Oh, for all those who are baffled of what I’m saying here and who the heck I am, my name is
Christine Faye Ordas, and I am an alumnus of Hogwarts. I came from the bronze-and-blue-clad house of the smart ass witch Rowena Ravenclaw and her dictum
“Wit beyond measure is a man’s greatest treasure.” And yes, I know the wonderful Luna Lovegood (she’s such a darling) and Harry Potter’s first crush Cho Chang. I had just left Hogwarts last May. Right now I am trying to pursue a career in magical researches, literature and writing. It’s my dream to inscribe intellectual books, publish and sell them in
Flourish and Blotts for the future Hogwarts students’ use. I am also planning to credibly write for the
Daily Prophet, the magical world’s primary news bulletin. And of course, I will be very much honored to contribute to Mr. Xenophilius Lovegood’s
Quibbler (hence, my interest in magical researches). I have always found the Lovegoods a fascinating family, and I bet working with and for them will be very exciting. Or maybe, in Merlin’s beard’s time, I can write legends and bedtime stories like the famous – and wickedly brilliant – Beedle the Bard.

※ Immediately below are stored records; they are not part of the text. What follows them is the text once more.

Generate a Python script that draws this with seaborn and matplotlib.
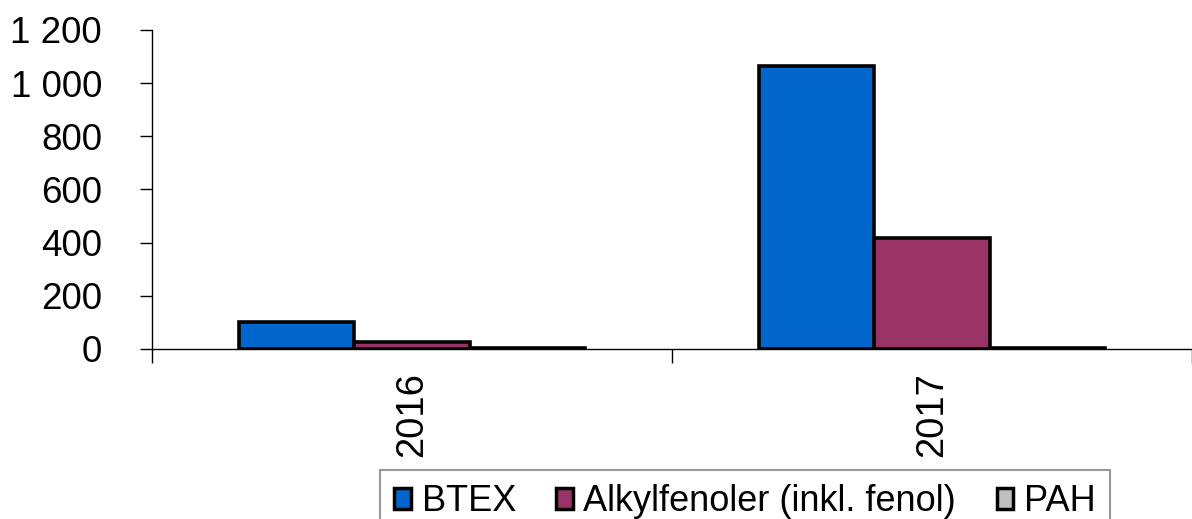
import matplotlib
matplotlib.use("Agg")
import matplotlib.pyplot as plt
from matplotlib.ticker import FuncFormatter, FixedLocator
import seaborn as sns
import pandas as pd

years = ["2016", "2017"]
series = ["BTEX", "Alkylfenoler (inkl. fenol)", "PAH"]
btex = [100, 1065]
alkylfenoler = [28, 418]
pah = [3, 5]
colors = ["#0066CC", "#993366", "#C0C0C0"]

values = {"BTEX": btex, "Alkylfenoler (inkl. fenol)": alkylfenoler, "PAH": pah}
df = pd.DataFrame(
    [(y, s, values[s][i]) for s in series for i, y in enumerate(years)],
    columns=["year", "series", "value"],
)

sns.set_theme(style="white")
plt.rcParams["font.family"] = ["Liberation Sans", "DejaVu Sans"]
plt.rcParams["text.color"] = "black"

fig = plt.figure(figsize=(11.92, 5.19), dpi=100)
ax = fig.add_axes([152 / 1192, 1 - 349 / 519, 1040 / 1192, 319 / 519])

sns.barplot(
    data=df, x="year", y="value", hue="series", order=years, hue_order=series,
    palette=colors, width=2 / 3, gap=0, edgecolor="black", linewidth=2.6,
    saturation=1, ax=ax, legend=True,
)

ax.set_xlim(-0.5, 1.5)
ax.set_ylim(0, 1200)
ax.set_yticks(range(0, 1201, 200))
ax.yaxis.set_major_formatter(FuncFormatter(lambda v, p: f"{v:,.0f}".replace(",", " ")))
ax.tick_params(axis="y", which="major", length=9, width=1, color="black",
               labelsize=26.5, labelcolor="black", pad=27, left=True)

ax.set_xticks([0, 1])
ax.set_xticklabels(years, rotation=90, fontsize=27.5, color="black")
ax.xaxis.set_minor_locator(FixedLocator([-0.5, 0.5, 1.5]))
ax.tick_params(axis="x", which="major", length=0, pad=17)
ax.tick_params(axis="x", which="minor", length=10, width=1, color="black", bottom=True)

ax.set_xlabel("")
ax.set_ylabel("")
for side in ["top", "right"]:
    ax.spines[side].set_visible(False)
for side in ["left", "bottom"]:
    ax.spines[side].set_color("black")
    ax.spines[side].set_linewidth(1)
ax.grid(False)

handles, labels = ax.get_legend_handles_labels()
ax.legend_.remove()
for h in handles:
    h.set_edgecolor("black")
    h.set_linewidth(2.5)
leg = fig.legend(
    handles, labels, loc="upper left",
    bbox_to_anchor=(380 / 1192, 1 - 475 / 519, 730 / 1192, 0.01), mode="expand",
    ncol=3, fontsize=26, frameon=True, fancybox=False, edgecolor="#808080",
    handlelength=0.45, handleheight=0.55, handletextpad=0.3, columnspacing=0.9,
    borderpad=0.4, borderaxespad=0,
)
leg.get_frame().set_linewidth(1.5)
for t in leg.get_texts():
    t.set_color("black")

fig.savefig("out.png", dpi=100)
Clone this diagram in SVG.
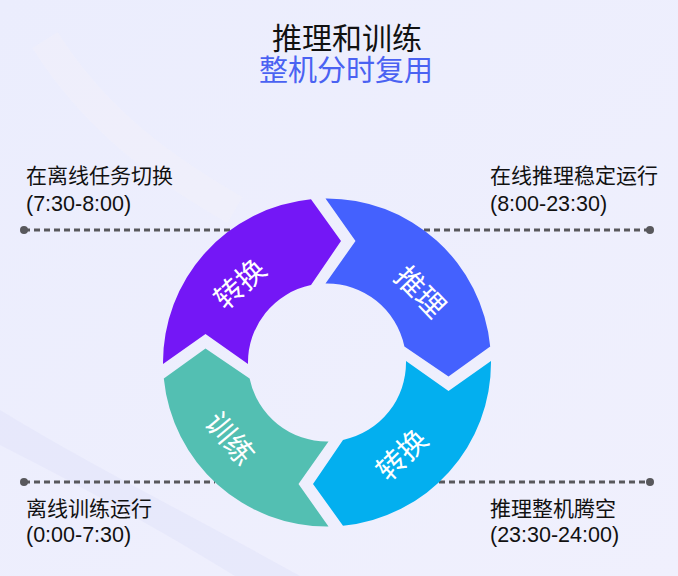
<svg xmlns="http://www.w3.org/2000/svg" width="678" height="576" viewBox="0 0 678 576">
<style>
.t{font-family:"Noto Sans CJK SC","Noto Sans",sans-serif;}
.lbl{font-family:"Noto Sans CJK SC","Noto Sans",sans-serif;font-size:21px;fill:#111;}
.num{font-family:"Liberation Sans","Noto Sans CJK SC",sans-serif;font-size:21.5px;fill:#111;}
.seglbl{font-family:"Noto Sans CJK SC",sans-serif;font-size:29px;fill:#fff;text-anchor:middle;dominant-baseline:central;}
.dash{stroke:#58585c;stroke-width:3;stroke-dasharray:6 4;fill:none;}
.dot{fill:#58585c;}
</style>
<defs>
<linearGradient id="bg" x1="0" y1="0" x2="1" y2="1">
<stop offset="0" stop-color="#EBEDFD"/>
<stop offset="1" stop-color="#F0F0FD"/>
</linearGradient>
<path id="seg" d="M -164,1.5 A 164 164 0 0 1 -16,-163.2 L 14,-121.5 L -16,-77.4 A 79 79 0 0 0 -79,1.5 L -121.5,-28.5 Z"/>
</defs>
<rect width="678" height="576" fill="url(#bg)"/>
<path d="M 0,410 C 90,465 200,520 300,576 L 235,576 C 160,530 80,485 0,445 Z" fill="#E3E5FA" opacity="0.6"/>
<path d="M 45,40 C 95,120 165,170 235,210" stroke="#F4F3FA" stroke-width="30" fill="none" opacity="0.3"/>

<g id="title">
<text class="t" x="347" y="49" font-size="30" fill="#111" text-anchor="middle">推理和训练</text>
<text class="t" x="346" y="81" font-size="29" fill="#4A62F2" text-anchor="middle">整机分时复用</text>
</g>

<g id="connectors">
<line class="dash" x1="24" y1="230" x2="230" y2="230"/>
<circle class="dot" cx="24" cy="230" r="4"/>
<line class="dash" x1="424" y1="230" x2="650" y2="230"/>
<circle class="dot" cx="650" cy="230" r="4"/>
<line class="dash" x1="24" y1="482" x2="215" y2="482"/>
<circle class="dot" cx="24" cy="482" r="4"/>
<line class="dash" x1="439" y1="482" x2="650" y2="482"/>
<circle class="dot" cx="650" cy="482" r="4"/>
</g>

<g id="seg-switch1">
<use href="#seg" transform="translate(327,362.5)" fill="#7417F6"/>
<text class="seglbl" transform="translate(238,282) rotate(-42)">转换</text>
</g>
<g id="seg-infer">
<use href="#seg" transform="translate(327,362.5) rotate(90)" fill="#4461FE"/>
<text class="seglbl" transform="translate(422,290) rotate(46)">推理</text>
</g>
<g id="seg-switch2">
<use href="#seg" transform="translate(327,362.5) rotate(180)" fill="#03AFEF"/>
<text class="seglbl" transform="translate(400,453) rotate(-44)">转换</text>
</g>
<g id="seg-train">
<use href="#seg" transform="translate(327,362.5) rotate(270)" fill="#53BFB2"/>
<text class="seglbl" transform="translate(232,437) rotate(50)">训练</text>
</g>

<g id="label-tl">
<text class="lbl" x="26" y="183">在离线任务切换</text>
<text class="num" x="26" y="211">(7:30-8:00)</text>
</g>
<g id="label-tr">
<text class="lbl" x="490" y="183">在线推理稳定运行</text>
<text class="num" x="490" y="211">(8:00-23:30)</text>
</g>
<g id="label-bl">
<text class="lbl" x="26" y="516">离线训练运行</text>
<text class="num" x="26" y="542">(0:00-7:30)</text>
</g>
<g id="label-br">
<text class="lbl" x="490" y="516">推理整机腾空</text>
<text class="num" x="490" y="542">(23:30-24:00)</text>
</g>
</svg>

And that’s how my life goes these days. I am utterly missing my old school, my friends, the Great Hall, the bronze eagle knocker just outside the Ravenclaw common room, Professor Flitwick (the head of our house), Hogsmeade, the Quidditch matches (although I didn’t actually play for the house), the moving portraits, the castle ghosts, the pumpkins on Halloween, the giant pine trees on Christmas, Rubeus Hagrid’s (Hogwarts’ gamekeeper) tea and treacle fudge – even the crabby Argus Filch (Hogwarts’ caretaker) I miss. Maybe I can visit the school grounds sometimes and see how the magical world’s been doing since Voldemort died (I’ve been spending my months in the muggle world, you see). I’ve heard everybody’s been moving on and starting all over again; the ministry is back on work under Kingsley Shacklebolt; and Harry Potter’s scar haven’t been disturbing him since.
All is well, indeed.
And because of that, we should celebrate and drink firewhisky! Oh, I still don’t drink firewhisky; I can take butterbeer or tea or pumpkin juice – just not firewhisky, please.